Gerald Hüther erklärt die transgenerationale Weitergabe von Angst – Eltern, von der Sorge geprägt, dass aus ihren Kindern nichts wird, wollen auf Nummer sicher gehen und üben zusätzlichen Druck aus. Er erklärt aus Sicht der Hirnforschung, wie Bildung einzig und allein funktionieren kann: Das menschliche Gehirn kann nicht von außen druckbetankt werden – neue Fähigkeiten und neues Wissen kann im Grunde nur freiwillig mit Lust und Begeisterung entdeckt, verstanden und aufgenommen werden. Arno Stern geht einen Schritt weiter. Spielen sei entscheidend für Kinder – und dafür brauchen sie Freiheit. Die gibt er seit 60 Jahren in seinem Pariser “Malort”, wo Kinder frei auf dem Papier spielen können.
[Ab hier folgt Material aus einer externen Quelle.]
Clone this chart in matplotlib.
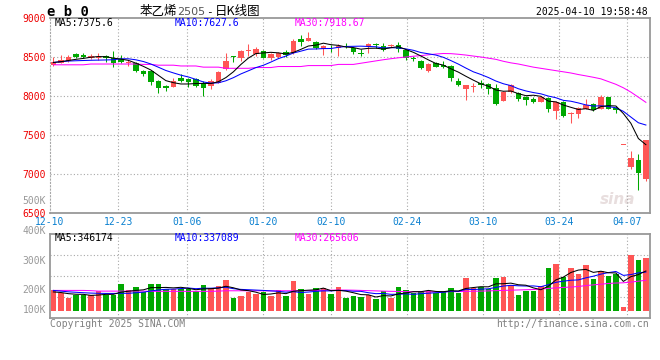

Sein Sohn ist der lebende Beweis: André Stern (hier ein Portrait im ZDF) hat niemals eine Schule besucht – und spricht heute mehrere Sprachen, arbeitet erfolgreich als Instrumentenbauer, Musiker und Informatiker.
Wir sehen die Schülerin Yakamoz Karakurt, die in der Zeit den Verlust ihrer Kindheit durch das Schulsystem beschrieben hat, einen motivierten Ein-Euro-Jobber, der nur unter höchsten Anstrengungen aus seinem Milieu ausbrechen kann – und im Gegensatz dazu wohlgehegte Studenten des CEO of the Future Wettbewerbs von McKinsey, die in ihren Präsentationen brav gelernte Business-Worthülsen nachplappern. “Die Verkürzung des Lebens auf die Ökonomie ist eine der schlimmsten Entwicklungen unserer heutigen Zeit.“ So Thomas Sattelberger, u.a. ehemaliger Personalvorstand der Deutschen Telekom (im Interview mit dem Tagesspiegel fordert er mehr Querdenker). Er hat gesehen, wie unzählige Manager mit dieser Einstellung persönlich scheiterten und ist enttäuscht vom Nachwuchs, der den Alten auf direktem Weg ins Burnout folgt.
Was geben wir unseren Kindern?
Die Botschaft des Films bringt schließlich der spanische Lehrer Pablo Pineda Ferrer auf den Punkt (hier der Trailer zum Film über seine Lebensgeschicht Me too). Er gilt als der erste Europäer mit Down-Syndrom, der ein Studium absolviert hat. “Für mich gibt es zwei Konzepte: Das Konzept der Angst und das Konzept der Liebe. Und wenn wir bis jetzt mit dem Konzept der Angst gelebt haben, wird es Zeit, dieses zu verlassen.“
Occupy School!
Am Ende sind wir wieder in Death Valley. Ken Robinson erzählt, wie diese heißeste Wüste der USA 2005 plötzlich anfing zu blühen, weil es ausnahmsweise heftig geregnet hatte. Death Valley war nicht tot – die Samen im Boden hatten nur auf die richtigen Bedingungen gewartet. Genauso verhält es sich mit der Kreativität eines jeden Menschen. Kein Kind ist ein leeres Gefäß, das erst gefüllt werden muss. Kein Mensch ist an sich intelligent oder dumm – er braucht nur die richtigen Bedingungen.
Das zu ermöglichen ist eine der größten Aufgaben dieses Jahrhunderts. Keine einfache Aufgabe. Alphabet ist auch kein einfacher Film. Aber ein sehr wichtiger, den jeder fortpflanzungsfähige Mensch gesehen haben sollte.
Christopher Werth
Alphabet – Angst oder Liebe. Dokumentarfilm 2013, 113 Minuten. Regie: Erwin Wagenhofer. Buch: Sabine Kriechbaum, Erwin Wagenhofer. Offizielle Homepage des Films.